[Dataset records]
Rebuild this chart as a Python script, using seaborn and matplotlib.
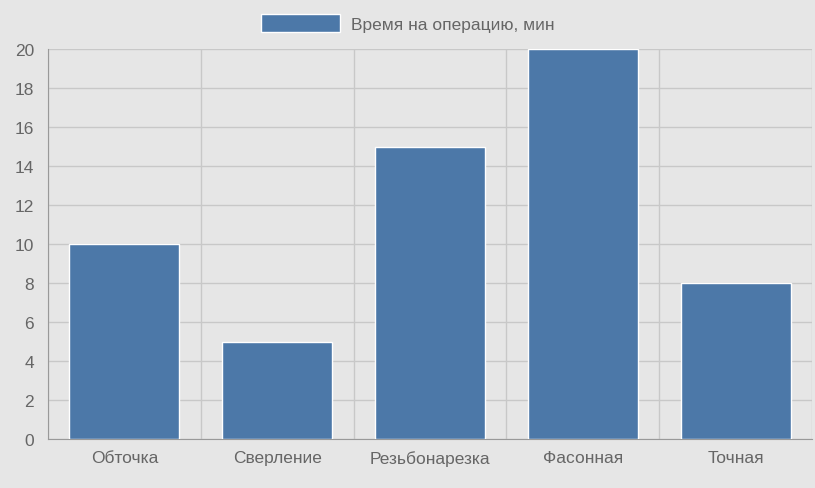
import matplotlib
matplotlib.use("Agg")
import matplotlib.pyplot as plt
import seaborn as sns
import pandas as pd
from matplotlib.patches import Patch

categories = ["Обточка", "Сверление", "Резьбонарезка", "Фасонная", "Точная"]
values = [10, 5, 15, 20, 8]
series_name = "Время на операцию, мин"
yticks = [0, 2, 4, 6, 8, 10, 12, 14, 16, 18, 20]

sns.set_style("white")
plt.rcParams['font.family'] = ['Liberation Sans', 'DejaVu Sans']
bg = "#e6e6e6"
color = "#4c78a8"
grey = "#666666"

fig = plt.figure(figsize=(8.15, 4.89), dpi=100, facecolor=bg)
ax = fig.add_axes([48/815, 49/489, 764/815, 390/489], facecolor=bg)
df = pd.DataFrame({"cat": categories, "val": values})
sns.barplot(data=df, x="cat", y="val", color=color, width=0.72, saturation=1, ax=ax, zorder=3)

ax.set_ylim(0, 20)
ax.set_xlim(-0.5, len(categories) - 0.5)
ax.set_yticks(yticks)
ax.set_xticks(range(len(categories)))
ax.set_xticklabels(categories)
ax.set_xticks([i - 0.5 for i in range(len(categories) + 1)], minor=True)
ax.grid(axis="y", color="#c8c8c8", lw=1, zorder=0)
ax.grid(axis="x", which="minor", color="#c8c8c8", lw=1, zorder=0)
ax.tick_params(axis="x", which="major", length=0, pad=8, labelsize=12.5, labelcolor=grey)
ax.tick_params(axis="x", which="minor", length=15, color="#aaaaaa", width=1)
ax.tick_params(axis="y", length=7, color="#aaaaaa", labelsize=12.5, labelcolor=grey, pad=3)
for s in ["top", "right"]:
    ax.spines[s].set_visible(False)
for s in ["left", "bottom"]:
    ax.spines[s].set_color("#999999")
ax.set_xlabel("")
ax.set_ylabel("")

fig.legend(handles=[Patch(facecolor=color, label=series_name)], loc="center",
           bbox_to_anchor=(0.5, 24/489 * -1 + 1), frameon=False, fontsize=12.5,
           labelcolor=grey, handlelength=4.6, handleheight=1.3, handletextpad=0.6)

fig.savefig("out.png", dpi=100, facecolor=bg)
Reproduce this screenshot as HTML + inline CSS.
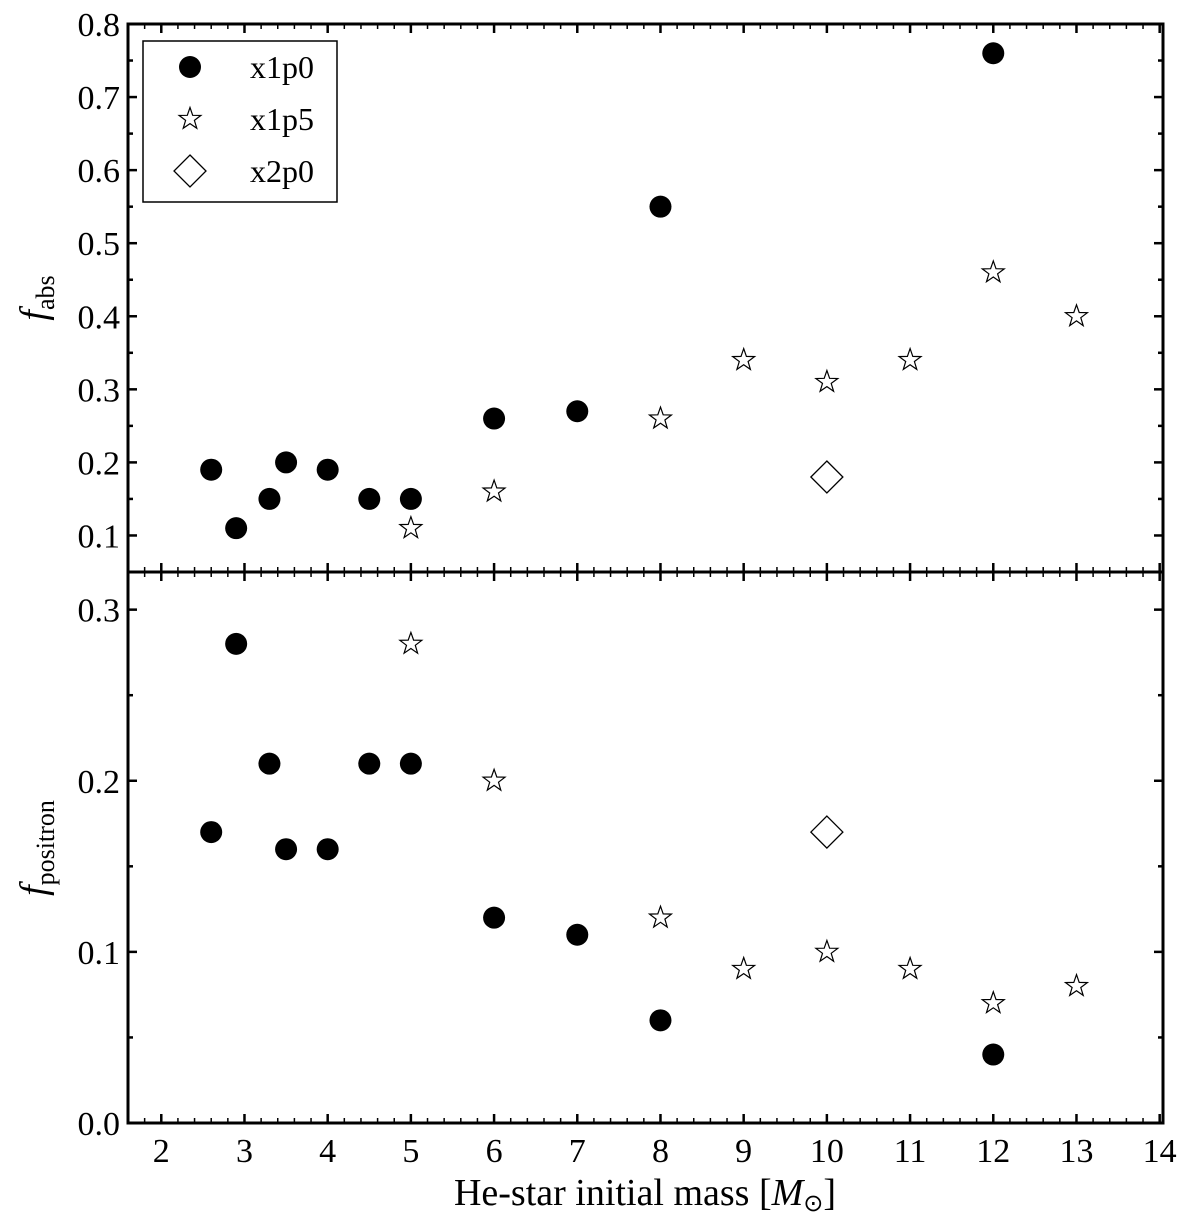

▶ **The exercise**
Give all the lines above again, character for character, without pictures.

▶ **The completed task**
Rebuild this chart as a Python script, using seaborn and matplotlib.
import matplotlib
matplotlib.use("Agg")
import matplotlib.pyplot as plt
import seaborn as sns
import pandas as pd
from matplotlib.patches import Patch

categories = ["Обточка", "Сверление", "Резьбонарезка", "Фасонная", "Точная"]
values = [10, 5, 15, 20, 8]
series_name = "Время на операцию, мин"
yticks = [0, 2, 4, 6, 8, 10, 12, 14, 16, 18, 20]

sns.set_style("white")
plt.rcParams['font.family'] = ['Liberation Sans', 'DejaVu Sans']
bg = "#e6e6e6"
color = "#4c78a8"
grey = "#666666"

fig = plt.figure(figsize=(8.15, 4.89), dpi=100, facecolor=bg)
ax = fig.add_axes([48/815, 49/489, 764/815, 390/489], facecolor=bg)
df = pd.DataFrame({"cat": categories, "val": values})
sns.barplot(data=df, x="cat", y="val", color=color, width=0.72, saturation=1, ax=ax, zorder=3)

ax.set_ylim(0, 20)
ax.set_xlim(-0.5, len(categories) - 0.5)
ax.set_yticks(yticks)
ax.set_xticks(range(len(categories)))
ax.set_xticklabels(categories)
ax.set_xticks([i - 0.5 for i in range(len(categories) + 1)], minor=True)
ax.grid(axis="y", color="#c8c8c8", lw=1, zorder=0)
ax.grid(axis="x", which="minor", color="#c8c8c8", lw=1, zorder=0)
ax.tick_params(axis="x", which="major", length=0, pad=8, labelsize=12.5, labelcolor=grey)
ax.tick_params(axis="x", which="minor", length=15, color="#aaaaaa", width=1)
ax.tick_params(axis="y", length=7, color="#aaaaaa", labelsize=12.5, labelcolor=grey, pad=3)
for s in ["top", "right"]:
    ax.spines[s].set_visible(False)
for s in ["left", "bottom"]:
    ax.spines[s].set_color("#999999")
ax.set_xlabel("")
ax.set_ylabel("")

fig.legend(handles=[Patch(facecolor=color, label=series_name)], loc="center",
           bbox_to_anchor=(0.5, 24/489 * -1 + 1), frameon=False, fontsize=12.5,
           labelcolor=grey, handlelength=4.6, handleheight=1.3, handletextpad=0.6)

fig.savefig("out.png", dpi=100, facecolor=bg)
Reproduce this screenshot as HTML + inline CSS.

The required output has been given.